How do you discriminate between cremini and portobello mushrooms? A portobello is less portable.
But the difference is incremental. You see, white button mushrooms (“champignon de Paris”), brown (cremini) mushrooms, and the big barbecuable beasties named portobello are all Agaricus bisporus, and the difference is mainly their age – though the white ones are descended from a mutant variety discovered in 1925 in Pennsylvania.
Pennsylvania! But they’re called champignon de Paris! Next I’m going to say that the cremini and portobello ones aren’t from Italy.
Yes, I am. Well, to be fair, they do grow them in Italy. But you don’t have to be in Cremona to get cremini; they’re also grown in all sorts of other places in Europe and North America. And the same, of course, goes for portobello; they’re grown in exactly the same places as cremini, just for longer (sometimes cremini are called “baby bella” – though I’ve never seen portobello mushrooms called anything like “cremaxi”).
But they didn’t get their names in Italy. If you ask for “funghi cremini” or “funghi portobello” in Italy they probably won’t know what the heck you’re talking about.
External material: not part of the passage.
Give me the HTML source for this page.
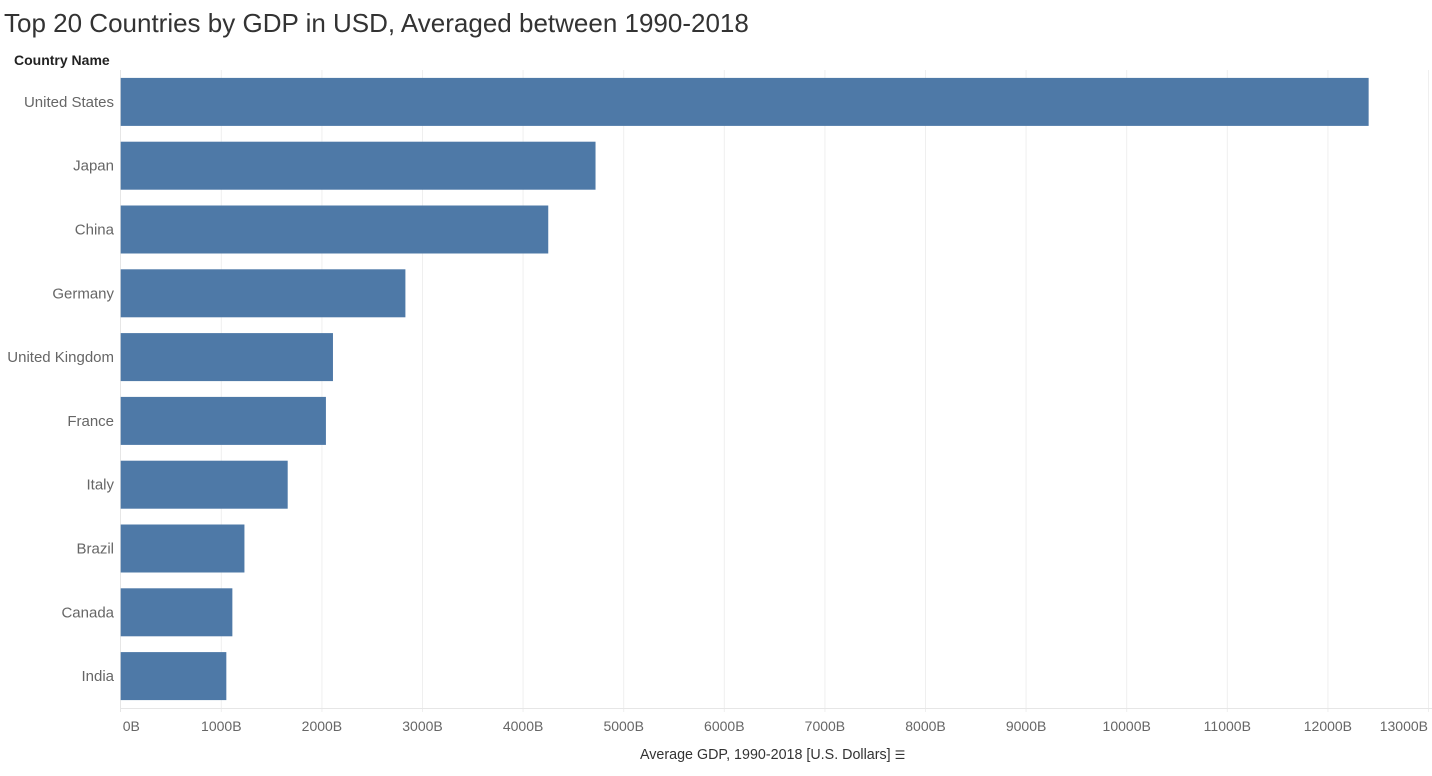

You’d have to ask for “prataiolo” or use the French word “champignon.” These names – cremini and portobello – are marketing board inventions. The first use of cremini seems to have been around 1984; it’s based, apparently, on a diminutive of crema ‘cream’, and on what, per their research, sounds good to American consumers. The first citation the OED has for portobello is from 1985; it’s based, evidently, on Italian for ‘lovely port’ and, again, on what sounds good and impressive. They both sound like Italian place names – Cremona, for instance, the name of which traces back to shadows in the mists of ancient time, and, well, pick your pretty port (perhaps Porto Ercole, near Orbetello). And of course we all know that Italian food is delicious.
Well, criminy! That’s kind of incriminating, isn’t it? Ah, yeah, but what the heck. Consider the multiple spellings you can see: both cremini and crimini, and all four of portobello, portabella, portobella, and portabello, the last two of which would be grammatically incoherent in Italian – and yet there never seem to be grammar numpties ranging around with markers to make corrections. (There is, in fact, some uncertainty about which of the variants of each is technically correct. I go with cremini because it’s the more common variant and because it’s creamy rather than criminal, and I go with portobello because it’s the most common variant and because portabella means ‘pretty door’ – which it could be, I suppose – and the other two are, as I mentioned, grammatically incoherent: inflections are supposed to match between nouns and adjectives.)
Do you feel browned off by this? Does it make you not even want to use the words? There are a few other marketing-created terms you would, for consistency, also have to eschew – kiwi fruit, for one, and let’s not get started on the Italianate concoctions populating Starbucks menu boards. And even if you managed to cancel those, more marketing imaginations would sprout up like mushrooms, thriving in any fertile environment – especially one with ample manure. But, yes, you can always call them “brown mushrooms” and, I guess, “monster mushrooms” – actually, people didn’t talk about the full-grown Agaricus bisporus much before they got the fancy name: you can also thank the marketing board for pointing out that they make a suitable substitute for meat, and pretty much opening the door to their common usage with that name.